Living and the changes within.
Katie is definitely going to be moving back to Chatham to gather her financial pants and perhaps steady her mind a bit.
Was afraid if she left Toronto she would lose me all together as a room mate, but the plan is thus.
She goes back and saves, come next Spring/Summer she makes her way back to the city and we find an abode to share together.
Until then, I've decided to stay in this place. Have made it clear to Joss that she is not to stay in this place. It's been too much. Tensions have been growing and they're still unresovled. Will most likely remain that way, but there is no need to sort them out at this point.

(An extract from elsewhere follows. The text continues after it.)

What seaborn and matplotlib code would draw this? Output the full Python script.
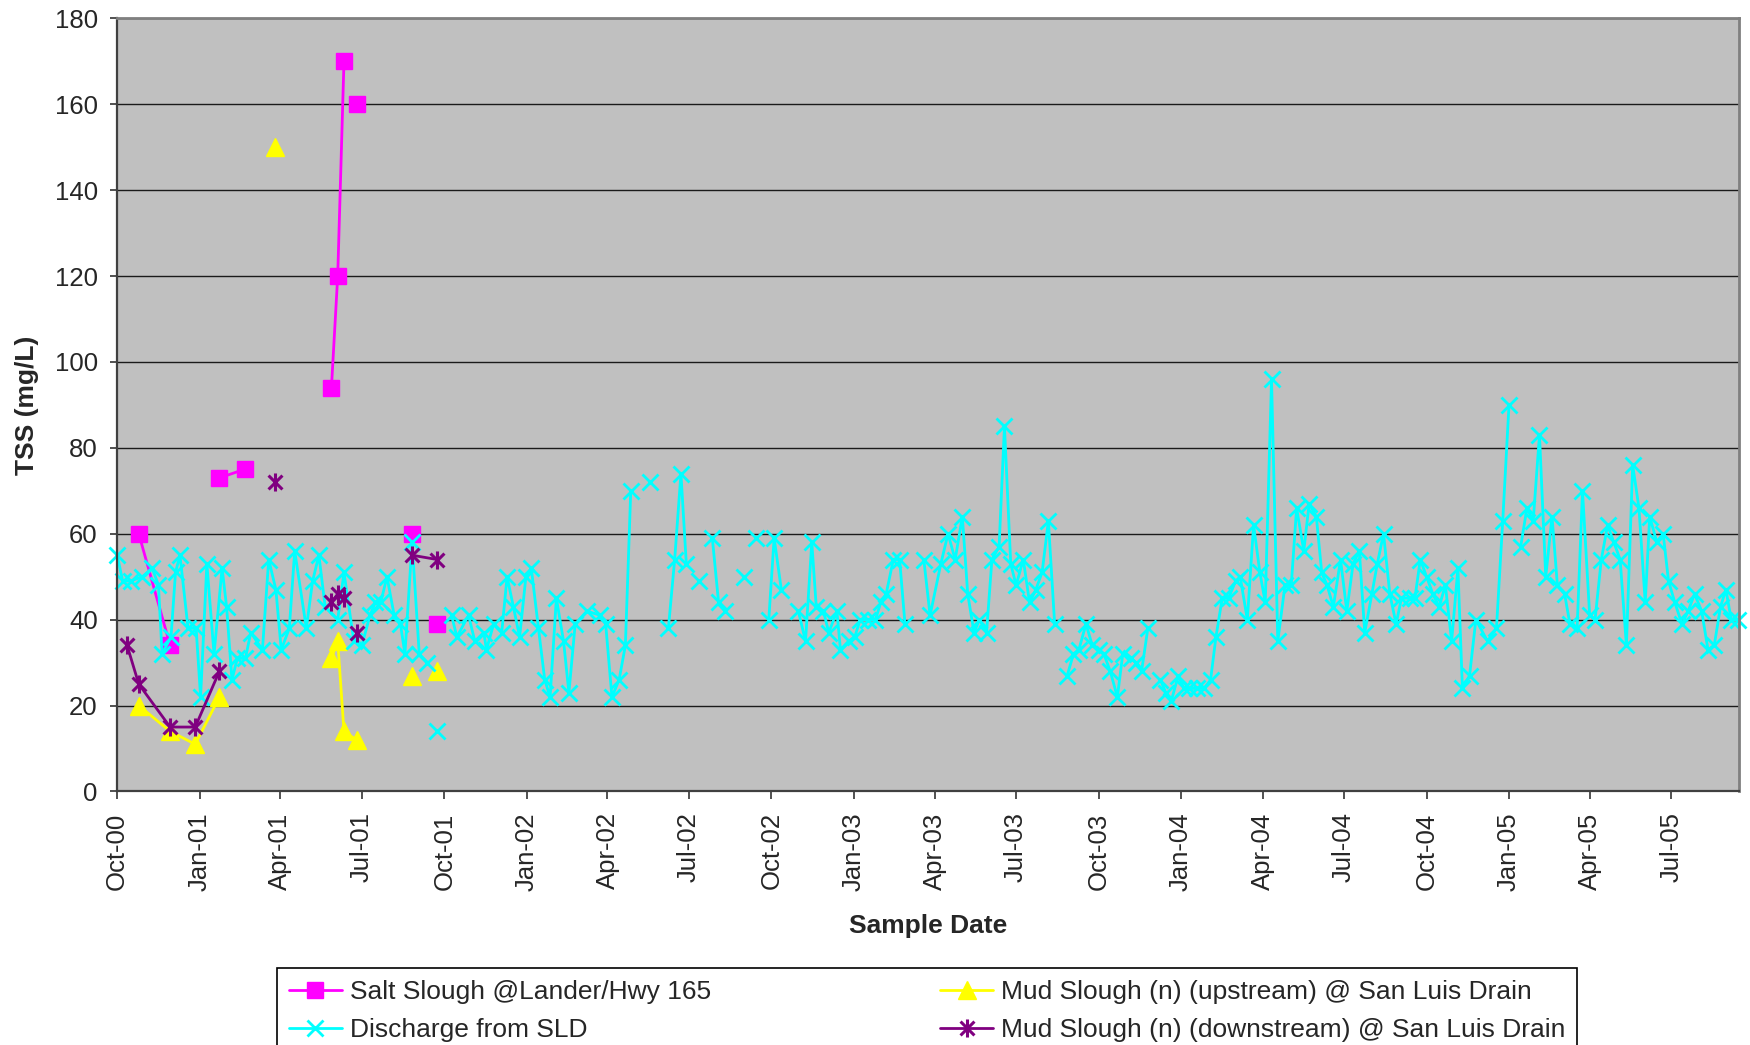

I put the idea to Devon for him to move in. Along with Derrick and his bird. The scenario would be, Derrick and Maya share the largest room, which they could do most comfortably. Devon would take Katie's room. With the four of us here, while being cramped yes, I imagine could really work if the four of us really work at it. Rent would drop to under $300 each. Wonderful. This would only be temporary. Either until I feel I have the sums of money to make it on my own, or simply move into another apartment with strangers. Though, I would prefer to wait until the former could be actualized. So perhaps, if it does seem to work, I will stay until the lease is up in April. Well, by then, or around then Katie would be ready to come back so hmm?
Though, with this idea, the situation between Devon and I had to be addressed. Do we continue our extra curricular romps? Either way I do not sway with a choice. But he seems to want more of a strictly friends if they were all to move in. No skin off of my back, no tears from my eyes over it. I'm too practical for such things. This is strictly trying to keep myself afloat in the most economical and safe way. We are not dating. Not even seeing each other, which I see as at least attempting to invest emotional attachment to one another which neither of us have done. We are friends before lovers, and we'll never be more than simple lovers so it does not phase me to simply take that factor away.
Besides, I've been feeling more and more asexual anyway, mentally and physically. I don't want to feel as if I'm at the indirect hands of another because of my own attachment. I don't know what it is I've been feeling lately, all sorts I suppose. But there is no room for others and I don't want them anyway.
Nevertheless, he is still pondering over it. This decision rides on him alone really, as Derrick wouldn't care either way, and neither would Maya by that point. I suppose I'll find out by tomorrow evening. Or even tonight as after I've finished this I need to pedal over their to pick up my keys which I left in my pants that he decided to wear today.
On another note...
As I reached the corner of my block I realized it was sectioned off with caution tape and officials vehicles: Police, Ambulance, Forensics..
a woman was stabbed right outside of my front door, and I had to climb up the back way to get into the apartment.
I had planned to just bike to Devon's, but my bike is locked up to a tree right outside the front door and was thus, included in the crime scene. I asked an officer if I was able to take it, but to no avail. "Part of the crime scene, you can't take it, I'm sorry'
It's not your fault Sir. He seemed regretful he could not help.
There is now a dull black trail of what would have been an unknown substance had I not know what had taken place. But I know it's someones blood.